(Records with drawing code)
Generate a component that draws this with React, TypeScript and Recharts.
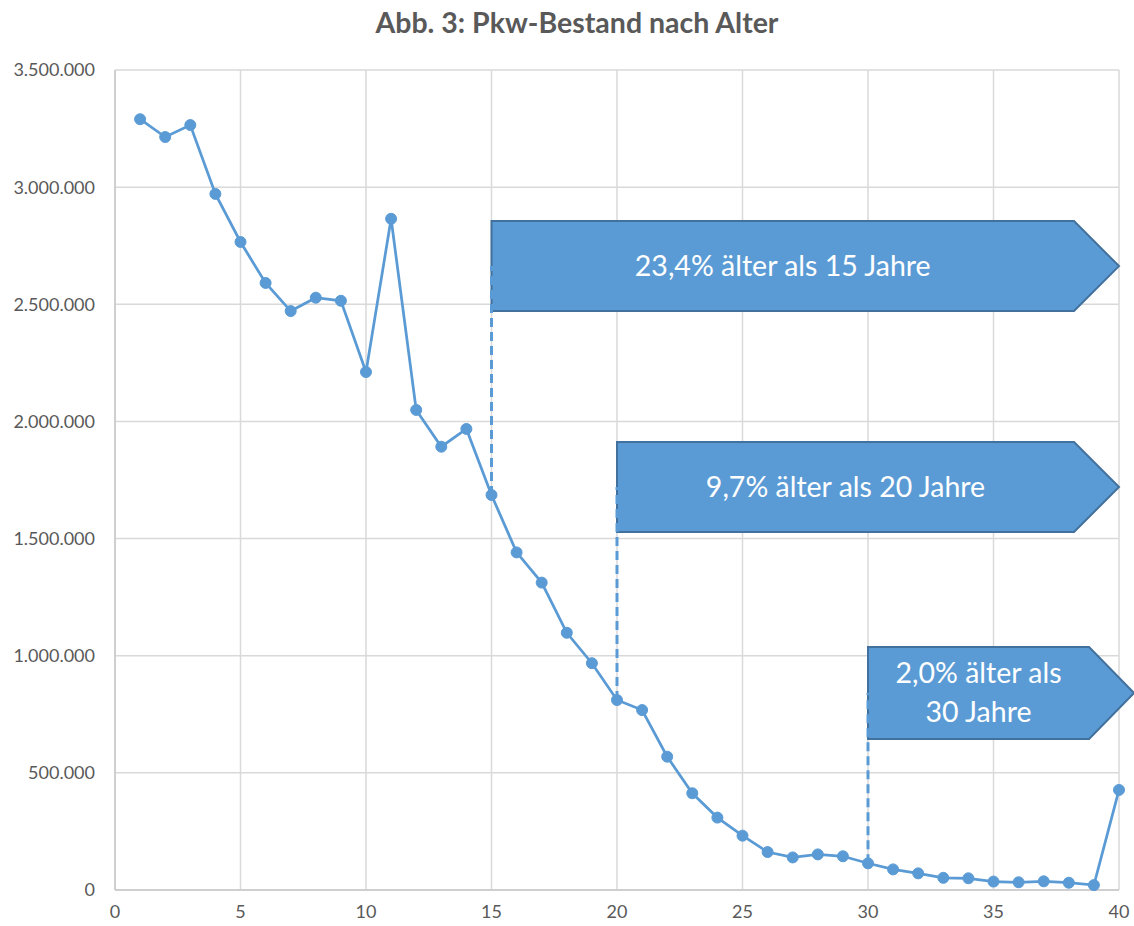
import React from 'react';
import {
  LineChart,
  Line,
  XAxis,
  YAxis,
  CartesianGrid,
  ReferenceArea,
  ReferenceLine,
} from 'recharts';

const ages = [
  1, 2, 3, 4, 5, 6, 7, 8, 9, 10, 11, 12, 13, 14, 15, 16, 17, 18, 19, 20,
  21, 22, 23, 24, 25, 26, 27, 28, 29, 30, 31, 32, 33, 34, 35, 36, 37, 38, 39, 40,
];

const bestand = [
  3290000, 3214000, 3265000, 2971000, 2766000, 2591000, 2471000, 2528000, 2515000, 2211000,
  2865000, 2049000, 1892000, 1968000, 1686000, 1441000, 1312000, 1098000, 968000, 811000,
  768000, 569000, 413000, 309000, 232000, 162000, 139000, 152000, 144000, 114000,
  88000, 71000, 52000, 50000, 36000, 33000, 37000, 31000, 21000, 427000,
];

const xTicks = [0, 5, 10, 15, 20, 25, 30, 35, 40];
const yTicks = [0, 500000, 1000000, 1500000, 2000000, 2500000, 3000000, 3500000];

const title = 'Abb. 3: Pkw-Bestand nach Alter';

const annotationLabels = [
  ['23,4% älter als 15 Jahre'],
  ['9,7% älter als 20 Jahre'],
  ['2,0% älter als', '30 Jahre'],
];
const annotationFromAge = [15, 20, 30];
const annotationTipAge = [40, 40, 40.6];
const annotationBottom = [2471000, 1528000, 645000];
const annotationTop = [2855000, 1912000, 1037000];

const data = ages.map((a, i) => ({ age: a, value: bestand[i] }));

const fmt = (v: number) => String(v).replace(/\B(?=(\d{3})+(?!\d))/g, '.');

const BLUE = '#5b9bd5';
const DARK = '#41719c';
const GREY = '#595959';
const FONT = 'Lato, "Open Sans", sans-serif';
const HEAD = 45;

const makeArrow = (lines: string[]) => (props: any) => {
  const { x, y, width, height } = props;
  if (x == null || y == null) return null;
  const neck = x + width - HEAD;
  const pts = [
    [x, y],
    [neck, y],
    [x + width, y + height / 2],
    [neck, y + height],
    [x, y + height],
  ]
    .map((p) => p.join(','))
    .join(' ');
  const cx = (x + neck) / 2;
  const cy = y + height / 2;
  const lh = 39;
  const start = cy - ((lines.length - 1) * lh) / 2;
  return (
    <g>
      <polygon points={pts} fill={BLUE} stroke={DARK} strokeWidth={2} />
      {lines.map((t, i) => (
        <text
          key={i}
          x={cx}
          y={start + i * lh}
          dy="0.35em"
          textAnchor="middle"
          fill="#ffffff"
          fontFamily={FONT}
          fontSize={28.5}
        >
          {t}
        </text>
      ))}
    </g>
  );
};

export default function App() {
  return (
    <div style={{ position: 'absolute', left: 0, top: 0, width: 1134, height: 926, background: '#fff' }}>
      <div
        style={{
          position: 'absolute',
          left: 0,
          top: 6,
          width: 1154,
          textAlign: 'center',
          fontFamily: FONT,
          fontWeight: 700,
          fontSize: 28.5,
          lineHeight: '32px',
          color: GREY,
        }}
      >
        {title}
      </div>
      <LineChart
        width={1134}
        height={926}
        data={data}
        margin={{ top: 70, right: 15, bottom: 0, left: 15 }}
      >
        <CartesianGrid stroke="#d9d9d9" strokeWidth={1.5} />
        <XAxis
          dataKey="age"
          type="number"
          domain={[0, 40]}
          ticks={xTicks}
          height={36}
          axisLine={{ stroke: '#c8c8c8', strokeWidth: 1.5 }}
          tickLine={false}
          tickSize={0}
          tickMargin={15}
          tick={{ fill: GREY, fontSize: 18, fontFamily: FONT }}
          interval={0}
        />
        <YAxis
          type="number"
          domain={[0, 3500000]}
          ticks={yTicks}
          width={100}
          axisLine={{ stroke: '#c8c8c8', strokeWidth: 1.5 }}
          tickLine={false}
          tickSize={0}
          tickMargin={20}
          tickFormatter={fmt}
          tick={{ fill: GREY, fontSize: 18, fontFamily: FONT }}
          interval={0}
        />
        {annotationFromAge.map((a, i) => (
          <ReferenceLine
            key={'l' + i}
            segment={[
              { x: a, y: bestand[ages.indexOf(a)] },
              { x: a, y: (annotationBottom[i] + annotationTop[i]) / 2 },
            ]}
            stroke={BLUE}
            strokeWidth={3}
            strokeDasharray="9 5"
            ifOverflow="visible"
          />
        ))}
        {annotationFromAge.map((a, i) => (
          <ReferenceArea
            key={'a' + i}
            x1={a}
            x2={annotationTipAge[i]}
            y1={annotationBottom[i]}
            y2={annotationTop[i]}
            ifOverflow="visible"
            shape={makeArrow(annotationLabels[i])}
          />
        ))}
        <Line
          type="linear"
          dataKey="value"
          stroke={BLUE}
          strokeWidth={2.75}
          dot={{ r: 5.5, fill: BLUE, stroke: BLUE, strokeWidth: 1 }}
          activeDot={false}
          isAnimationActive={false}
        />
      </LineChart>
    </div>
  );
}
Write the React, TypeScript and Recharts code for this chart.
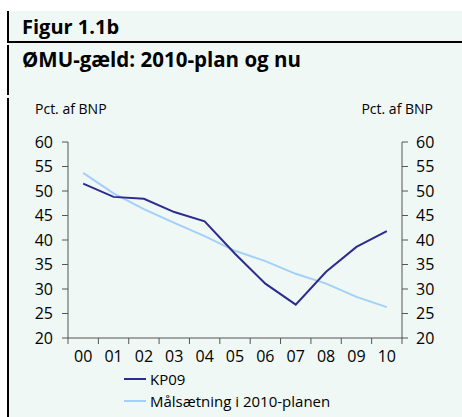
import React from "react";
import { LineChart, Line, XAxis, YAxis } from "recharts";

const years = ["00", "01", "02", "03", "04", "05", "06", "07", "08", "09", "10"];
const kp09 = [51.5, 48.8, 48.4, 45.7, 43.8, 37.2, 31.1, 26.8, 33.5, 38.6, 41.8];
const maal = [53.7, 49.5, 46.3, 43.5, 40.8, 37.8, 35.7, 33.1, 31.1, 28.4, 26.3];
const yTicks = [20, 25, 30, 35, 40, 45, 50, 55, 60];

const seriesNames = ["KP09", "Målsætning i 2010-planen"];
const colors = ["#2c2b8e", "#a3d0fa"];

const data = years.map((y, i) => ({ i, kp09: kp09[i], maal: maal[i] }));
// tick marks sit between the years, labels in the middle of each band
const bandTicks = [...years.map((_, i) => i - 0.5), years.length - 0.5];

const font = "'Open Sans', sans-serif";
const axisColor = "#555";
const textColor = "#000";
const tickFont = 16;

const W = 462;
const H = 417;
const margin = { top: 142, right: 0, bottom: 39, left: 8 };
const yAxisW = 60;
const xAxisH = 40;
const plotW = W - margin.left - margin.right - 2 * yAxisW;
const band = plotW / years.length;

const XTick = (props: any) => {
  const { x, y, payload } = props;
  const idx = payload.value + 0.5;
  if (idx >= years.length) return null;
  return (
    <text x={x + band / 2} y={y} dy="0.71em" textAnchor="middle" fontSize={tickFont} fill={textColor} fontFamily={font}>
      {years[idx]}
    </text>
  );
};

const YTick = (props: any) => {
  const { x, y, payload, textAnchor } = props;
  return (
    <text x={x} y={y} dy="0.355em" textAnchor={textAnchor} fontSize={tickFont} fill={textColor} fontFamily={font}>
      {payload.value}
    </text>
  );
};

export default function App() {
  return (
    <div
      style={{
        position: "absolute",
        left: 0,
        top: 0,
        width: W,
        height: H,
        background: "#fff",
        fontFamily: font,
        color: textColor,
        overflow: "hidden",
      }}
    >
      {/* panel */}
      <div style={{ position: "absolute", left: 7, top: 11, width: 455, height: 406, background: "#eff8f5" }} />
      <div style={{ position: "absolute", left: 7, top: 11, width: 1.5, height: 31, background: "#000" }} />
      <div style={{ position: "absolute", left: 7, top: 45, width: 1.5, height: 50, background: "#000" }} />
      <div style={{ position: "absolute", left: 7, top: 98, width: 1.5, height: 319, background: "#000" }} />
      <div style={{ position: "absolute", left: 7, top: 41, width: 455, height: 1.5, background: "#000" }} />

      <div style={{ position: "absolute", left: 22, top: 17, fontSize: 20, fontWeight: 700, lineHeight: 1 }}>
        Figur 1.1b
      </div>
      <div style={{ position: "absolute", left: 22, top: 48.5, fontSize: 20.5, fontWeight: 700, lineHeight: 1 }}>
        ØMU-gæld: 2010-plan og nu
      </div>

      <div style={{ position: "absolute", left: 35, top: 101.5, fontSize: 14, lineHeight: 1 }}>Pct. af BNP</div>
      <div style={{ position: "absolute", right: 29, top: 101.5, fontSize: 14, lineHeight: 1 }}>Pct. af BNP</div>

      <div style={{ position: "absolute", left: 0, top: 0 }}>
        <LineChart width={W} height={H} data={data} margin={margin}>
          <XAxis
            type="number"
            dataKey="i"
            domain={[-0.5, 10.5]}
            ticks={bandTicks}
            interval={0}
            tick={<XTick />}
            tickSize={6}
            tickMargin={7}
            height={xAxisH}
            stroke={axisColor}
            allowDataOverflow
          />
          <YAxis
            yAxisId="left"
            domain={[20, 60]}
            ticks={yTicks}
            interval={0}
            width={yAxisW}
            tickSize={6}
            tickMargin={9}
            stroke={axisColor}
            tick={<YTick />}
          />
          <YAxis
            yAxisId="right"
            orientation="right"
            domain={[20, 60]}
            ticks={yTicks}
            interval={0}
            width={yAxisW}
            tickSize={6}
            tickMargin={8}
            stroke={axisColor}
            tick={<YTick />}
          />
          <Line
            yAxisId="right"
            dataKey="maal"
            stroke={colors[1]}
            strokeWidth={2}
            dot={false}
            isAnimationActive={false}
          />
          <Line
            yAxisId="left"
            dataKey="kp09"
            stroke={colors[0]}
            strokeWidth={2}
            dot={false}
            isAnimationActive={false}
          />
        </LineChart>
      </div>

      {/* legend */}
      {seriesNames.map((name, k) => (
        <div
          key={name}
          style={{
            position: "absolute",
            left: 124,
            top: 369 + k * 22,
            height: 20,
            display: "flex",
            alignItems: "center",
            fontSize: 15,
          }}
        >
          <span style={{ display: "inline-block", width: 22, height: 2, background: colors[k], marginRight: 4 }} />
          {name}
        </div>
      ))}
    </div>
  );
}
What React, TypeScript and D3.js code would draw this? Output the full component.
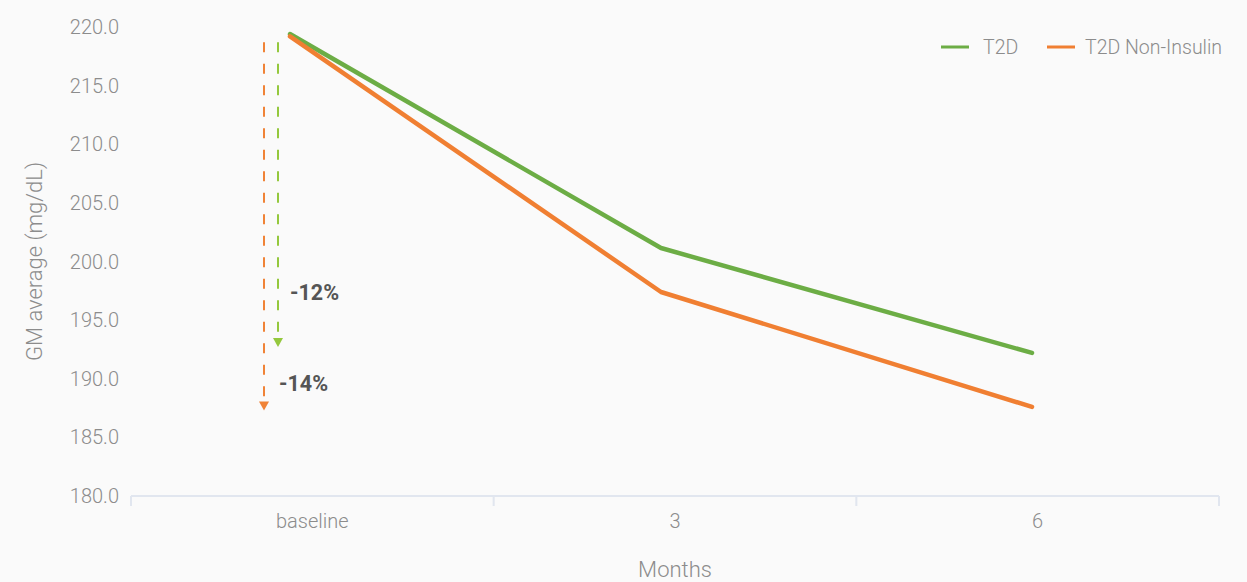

== Task ==
Exclude any pictures, and restate word for word the lines from the one containing "Write the React, TypeScript" through the one containing "50, 55, 60];", both included.

== Correct response ==
Write the React, TypeScript and Recharts code for this chart.
import React from "react";
import { LineChart, Line, XAxis, YAxis } from "recharts";

const years = ["00", "01", "02", "03", "04", "05", "06", "07", "08", "09", "10"];
const kp09 = [51.5, 48.8, 48.4, 45.7, 43.8, 37.2, 31.1, 26.8, 33.5, 38.6, 41.8];
const maal = [53.7, 49.5, 46.3, 43.5, 40.8, 37.8, 35.7, 33.1, 31.1, 28.4, 26.3];
const yTicks = [20, 25, 30, 35, 40, 45, 50, 55, 60];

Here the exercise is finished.